Records excerpted from a collection »

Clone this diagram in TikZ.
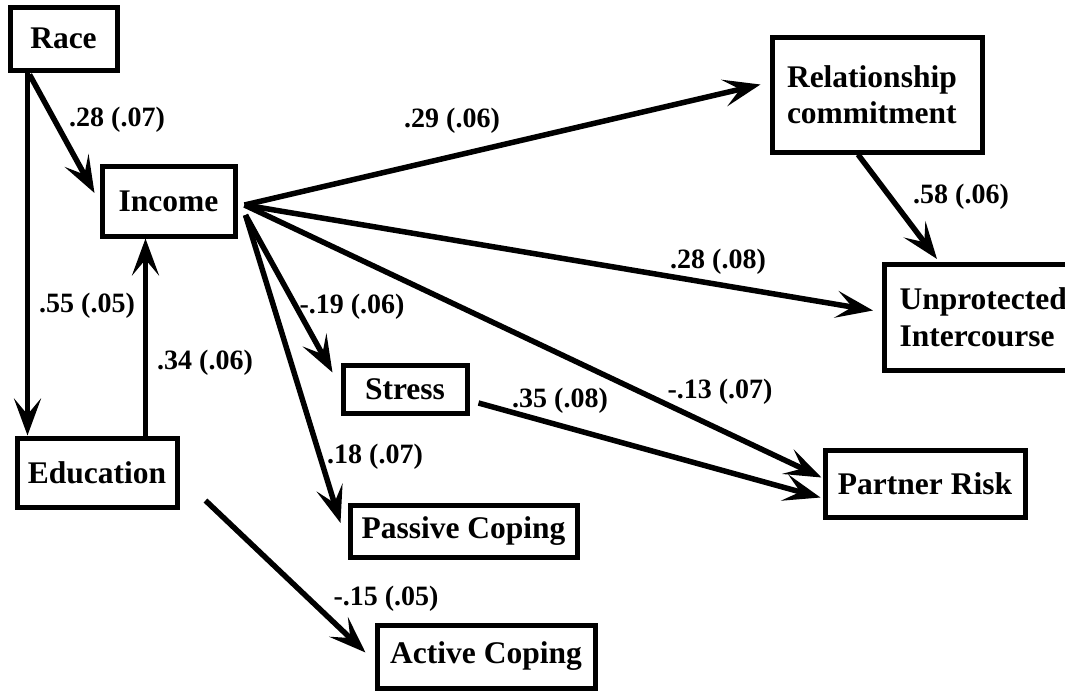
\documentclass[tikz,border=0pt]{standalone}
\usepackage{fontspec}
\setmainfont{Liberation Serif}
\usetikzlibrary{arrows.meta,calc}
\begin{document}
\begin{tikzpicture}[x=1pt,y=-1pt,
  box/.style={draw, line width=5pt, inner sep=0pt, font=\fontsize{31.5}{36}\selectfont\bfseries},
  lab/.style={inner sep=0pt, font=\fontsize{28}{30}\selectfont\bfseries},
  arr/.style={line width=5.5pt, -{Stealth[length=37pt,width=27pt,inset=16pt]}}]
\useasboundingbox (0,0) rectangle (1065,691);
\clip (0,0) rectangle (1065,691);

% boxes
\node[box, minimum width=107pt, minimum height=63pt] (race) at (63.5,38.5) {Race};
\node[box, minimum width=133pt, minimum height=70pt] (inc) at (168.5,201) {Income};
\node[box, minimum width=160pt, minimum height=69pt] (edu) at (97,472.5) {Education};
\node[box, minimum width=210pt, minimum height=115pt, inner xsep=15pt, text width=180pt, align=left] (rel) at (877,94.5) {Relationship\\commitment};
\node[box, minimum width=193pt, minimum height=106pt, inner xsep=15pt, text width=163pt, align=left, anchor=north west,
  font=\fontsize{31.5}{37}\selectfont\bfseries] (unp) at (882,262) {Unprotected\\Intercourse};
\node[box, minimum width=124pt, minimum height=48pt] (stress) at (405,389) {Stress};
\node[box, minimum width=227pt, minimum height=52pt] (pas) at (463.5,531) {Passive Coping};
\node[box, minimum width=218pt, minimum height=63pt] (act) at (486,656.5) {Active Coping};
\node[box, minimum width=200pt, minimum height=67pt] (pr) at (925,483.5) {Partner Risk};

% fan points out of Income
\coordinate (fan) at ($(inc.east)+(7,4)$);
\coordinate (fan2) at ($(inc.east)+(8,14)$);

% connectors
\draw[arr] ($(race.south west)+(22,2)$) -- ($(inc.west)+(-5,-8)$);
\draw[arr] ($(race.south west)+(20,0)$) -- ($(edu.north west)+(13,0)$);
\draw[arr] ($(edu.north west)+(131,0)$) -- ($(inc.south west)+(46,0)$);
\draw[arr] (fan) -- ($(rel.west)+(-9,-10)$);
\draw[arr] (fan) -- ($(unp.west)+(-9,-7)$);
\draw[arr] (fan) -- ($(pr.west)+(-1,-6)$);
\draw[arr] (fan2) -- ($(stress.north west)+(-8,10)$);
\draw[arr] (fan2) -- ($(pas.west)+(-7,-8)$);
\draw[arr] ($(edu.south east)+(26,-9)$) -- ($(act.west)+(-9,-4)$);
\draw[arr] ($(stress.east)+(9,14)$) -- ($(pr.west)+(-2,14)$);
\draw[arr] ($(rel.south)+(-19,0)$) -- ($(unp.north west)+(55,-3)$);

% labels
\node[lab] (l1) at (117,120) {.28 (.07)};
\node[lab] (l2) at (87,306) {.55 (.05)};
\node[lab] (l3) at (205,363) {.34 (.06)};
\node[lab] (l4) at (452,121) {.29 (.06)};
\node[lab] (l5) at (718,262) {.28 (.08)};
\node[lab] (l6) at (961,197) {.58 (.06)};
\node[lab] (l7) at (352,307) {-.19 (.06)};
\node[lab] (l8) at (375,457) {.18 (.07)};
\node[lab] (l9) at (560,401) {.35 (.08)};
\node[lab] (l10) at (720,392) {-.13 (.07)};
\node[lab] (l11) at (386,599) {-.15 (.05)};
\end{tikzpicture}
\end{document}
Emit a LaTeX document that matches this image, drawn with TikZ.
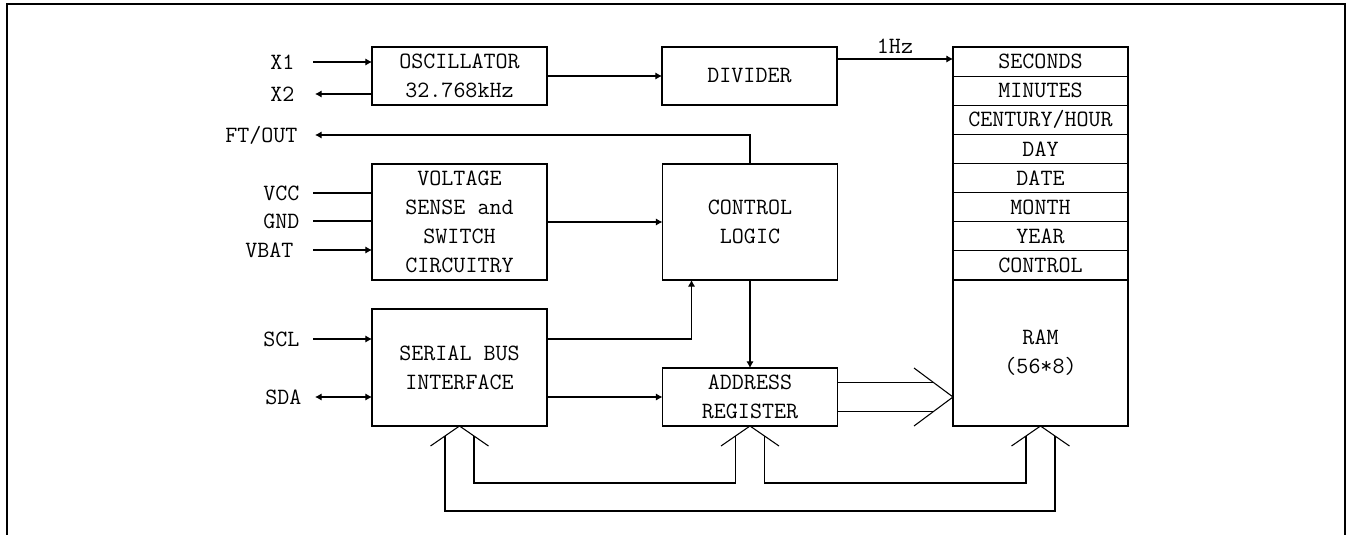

Given problem »
Leave out the pictures and print every line of the data exactly.

Complete answer »
Clone this diagram in TikZ.
\documentclass[tikz,border=0pt]{standalone}
\usepackage{fontspec}
\setmainfont{Liberation Serif}
\usetikzlibrary{arrows.meta,calc}
\begin{document}
\begin{tikzpicture}[x=1pt,y=-1pt,
  box/.style={draw, line width=5pt, inner sep=0pt, font=\fontsize{31.5}{36}\selectfont\bfseries},
  lab/.style={inner sep=0pt, font=\fontsize{28}{30}\selectfont\bfseries},
  arr/.style={line width=5.5pt, -{Stealth[length=37pt,width=27pt,inset=16pt]}}]
\useasboundingbox (0,0) rectangle (1065,691);
\clip (0,0) rectangle (1065,691);

% boxes
\node[box, minimum width=107pt, minimum height=63pt] (race) at (63.5,38.5) {Race};
\node[box, minimum width=133pt, minimum height=70pt] (inc) at (168.5,201) {Income};
\node[box, minimum width=160pt, minimum height=69pt] (edu) at (97,472.5) {Education};
\node[box, minimum width=210pt, minimum height=115pt, inner xsep=15pt, text width=180pt, align=left] (rel) at (877,94.5) {Relationship\\commitment};
\node[box, minimum width=193pt, minimum height=106pt, inner xsep=15pt, text width=163pt, align=left, anchor=north west,
  font=\fontsize{31.5}{37}\selectfont\bfseries] (unp) at (882,262) {Unprotected\\Intercourse};
\node[box, minimum width=124pt, minimum height=48pt] (stress) at (405,389) {Stress};
\node[box, minimum width=227pt, minimum height=52pt] (pas) at (463.5,531) {Passive Coping};
\node[box, minimum width=218pt, minimum height=63pt] (act) at (486,656.5) {Active Coping};
\node[box, minimum width=200pt, minimum height=67pt] (pr) at (925,483.5) {Partner Risk};

% fan points out of Income
\coordinate (fan) at ($(inc.east)+(7,4)$);
\coordinate (fan2) at ($(inc.east)+(8,14)$);

% connectors
\draw[arr] ($(race.south west)+(22,2)$) -- ($(inc.west)+(-5,-8)$);
\draw[arr] ($(race.south west)+(20,0)$) -- ($(edu.north west)+(13,0)$);
\draw[arr] ($(edu.north west)+(131,0)$) -- ($(inc.south west)+(46,0)$);
\draw[arr] (fan) -- ($(rel.west)+(-9,-10)$);
\draw[arr] (fan) -- ($(unp.west)+(-9,-7)$);
\draw[arr] (fan) -- ($(pr.west)+(-1,-6)$);
\draw[arr] (fan2) -- ($(stress.north west)+(-8,10)$);
\draw[arr] (fan2) -- ($(pas.west)+(-7,-8)$);
\draw[arr] ($(edu.south east)+(26,-9)$) -- ($(act.west)+(-9,-4)$);
\draw[arr] ($(stress.east)+(9,14)$) -- ($(pr.west)+(-2,14)$);
\draw[arr] ($(rel.south)+(-19,0)$) -- ($(unp.north west)+(55,-3)$);

% labels
\node[lab] (l1) at (117,120) {.28 (.07)};
\node[lab] (l2) at (87,306) {.55 (.05)};
\node[lab] (l3) at (205,363) {.34 (.06)};
\node[lab] (l4) at (452,121) {.29 (.06)};
\node[lab] (l5) at (718,262) {.28 (.08)};
\node[lab] (l6) at (961,197) {.58 (.06)};
\node[lab] (l7) at (352,307) {-.19 (.06)};
\node[lab] (l8) at (375,457) {.18 (.07)};
\node[lab] (l9) at (560,401) {.35 (.08)};
\node[lab] (l10) at (720,392) {-.13 (.07)};
\node[lab] (l11) at (386,599) {-.15 (.05)};
\end{tikzpicture}
\end{document}
Emit a LaTeX document that matches this image, drawn with TikZ.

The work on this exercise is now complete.